In reaction to the news, Kern issued this statement:
"It's time that we the people begin to stand up for morality and God's standards ..If our governor would be bold and take a stand for the 76 percent of the people in Oklahoma who voted ... I think she would be a hero and I think she would set the stage for other states to say: 'You know what? We're not going to let these judges bully us around.'"
This kind of "boldness" is exactly the problem that Madison worried about. Seventy-five percent of the people- nor 99% of the people- do not have the unlimited mandate to steal the rights of the remaining percentage.  

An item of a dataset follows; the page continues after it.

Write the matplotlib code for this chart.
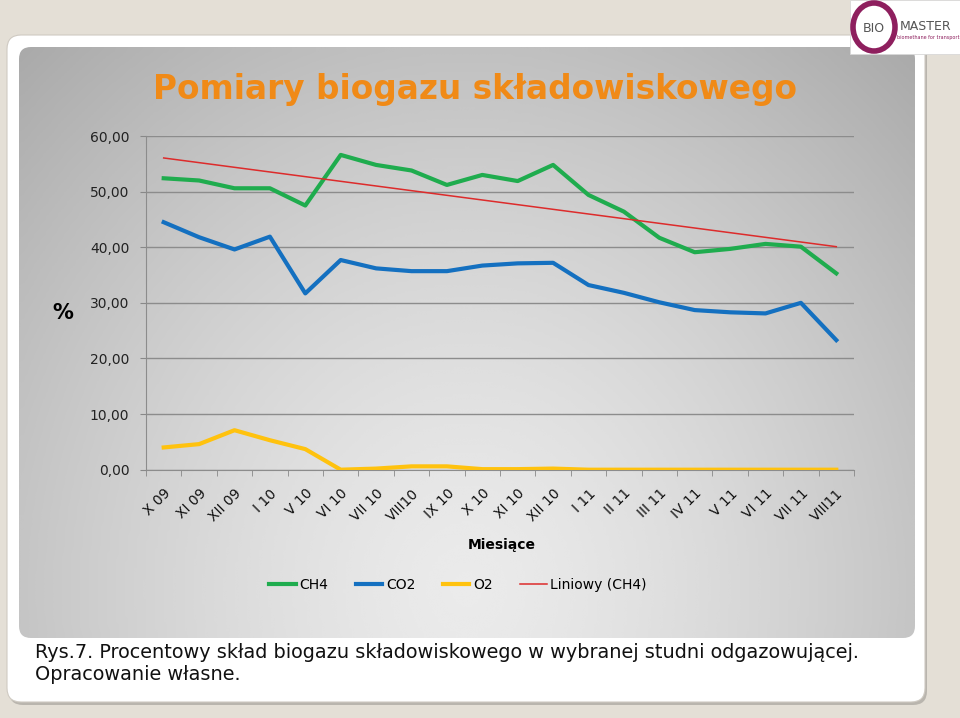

Kern conveniently seems to ignore the fact that it is not the judges who were doing the bullying but the conservatives Republicans and Christian zealots.
In opposition to the Constitution, they were attempting to impose their own religious values- and values not every Christian may agree with- on all taxpaying Oklahomans, both gay and straight. 
And when federal judges corrected the Oklahoma lawmakers' overreach, they claimed the mantle of victimhood. 

Still worse, Fallin and Kern have , in effect told angry Oklahomans that they didn't need to respect the federal government, the court system or the Constitution. It is the worst kind of politics on full display. 
Conservative legislators are receiving their education in American civics the hard way, it seems. 
Meanwhile, bans are continue to be overturned with same-sex marriage now legal in 19 states and the District of Columbia. 

For people who mistakenly think government policy must be dictated solely by majority rule, there's still more bad news for them. Recent polls show a majority of Americans support gay marriage. (Not that that changes the Constitution or anything.)

As wise Mark Twain said:
“Whenever you find yourself on the side of the majority, it is time to pause and reflect.”
That's pretty good -but probably wasted- advice for Fallin, Kern and all of the other Oklahoman legislators who backed the same-sex marriage ban. Rabble-rousing is so much more fun than considered and respectful politics.